As I sat in the gym, the weight of the world on my
shoulders, the feeling of pain and dread filling my mind I made a deal out of desperation. I was desperate to control something. I looked in the mirror and told myself that
if I could not control my dad's health, I would and could control mine. I would for the first time be the healthiest,
the skinniest, the fittest girl I could be.
I would get that dream body I see in the magazines, I will exert my will
on my body, because it is mine and I can control my body. And for the past six years I made myself miserable
and at times insane to accomplish this goal, this deal I made during my darkest
hour.
I have always wondered where my extreme bodies imagine
issues come from. I have just always
assumed they were always there and over time just grew. But no, the moment I made that bargain with
myself was the moment it became like a death sentence for me to ever see myself
as I really am, so see myself as more than what my body looks like.

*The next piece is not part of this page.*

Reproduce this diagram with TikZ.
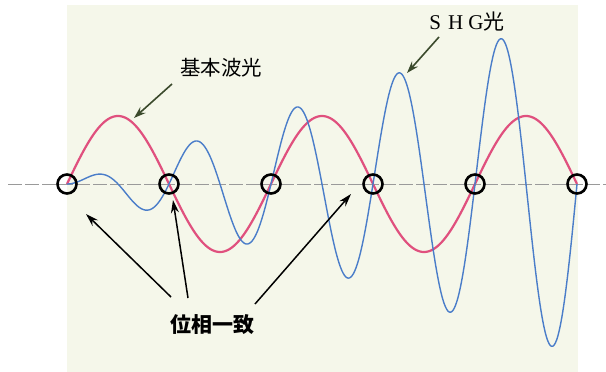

There were times after my father's death that I was so
crazed, so out of control about my appearance that is was ridiculous. To go out on a simple date with my husband I
would go through 30 different outfits, throw a pity party because none of them
looked just right, and throw myself on the bed in defeat. Honestly, at times I am not sure how my
husband did not throw my butt in the loony bin.
But again being skinny, having that perfect body was my ticket to being
happy again. And when I could not obtain
that perfect body, my world would come crashing down on me and I no longer had
my easy button, I was lost. I would
punish myself with food. I would eat because
I thought I was fat therefor I should be fatter, or eat/drink to punish myself
for eating too much. It was a cycle, I
cycle I felt powerless to break, because deep down I did not want to break it,
I needed to exert that control. I was
saved by Christ, but so lost in my lie, lost in my box, to lost to see any
truth.
Back to the present.
I realized what I was doing about a year ago, and have slowly started
the shed that extreme hold my image has had, but again the final piece fell
into place just last week. God works in
His own time because He knows when we will be ready to listen and move forward
with His Truth, not our own.
Since my dad's passing I have had to learn how to rely on
Christ for the first time in my beleivership. My easy button was gone; I tried
to replace it with so many other things, but was always pulled back to
Him. It's hard to release deep seeded beliefs,
lies you have held on to like truths.
It's scary, pulling back the layers and finding out what you thought
would make you happy was nothing but whale dung. It is uneasy, yet powerfully freeing. I feel vulnerable, yet amazing warm and
comforted. It is like being released
from shackles, shackles of lies, shackles of studipty, just gone, done with,
broken, free forever. That box has been
opened once again, and some more trash, some really heavy trash is being poured
out, and Christ's love is being poured in to replace it. His eternal, perfect love that fills
everything and is in everything, even if we can't see it. He is there and always will be.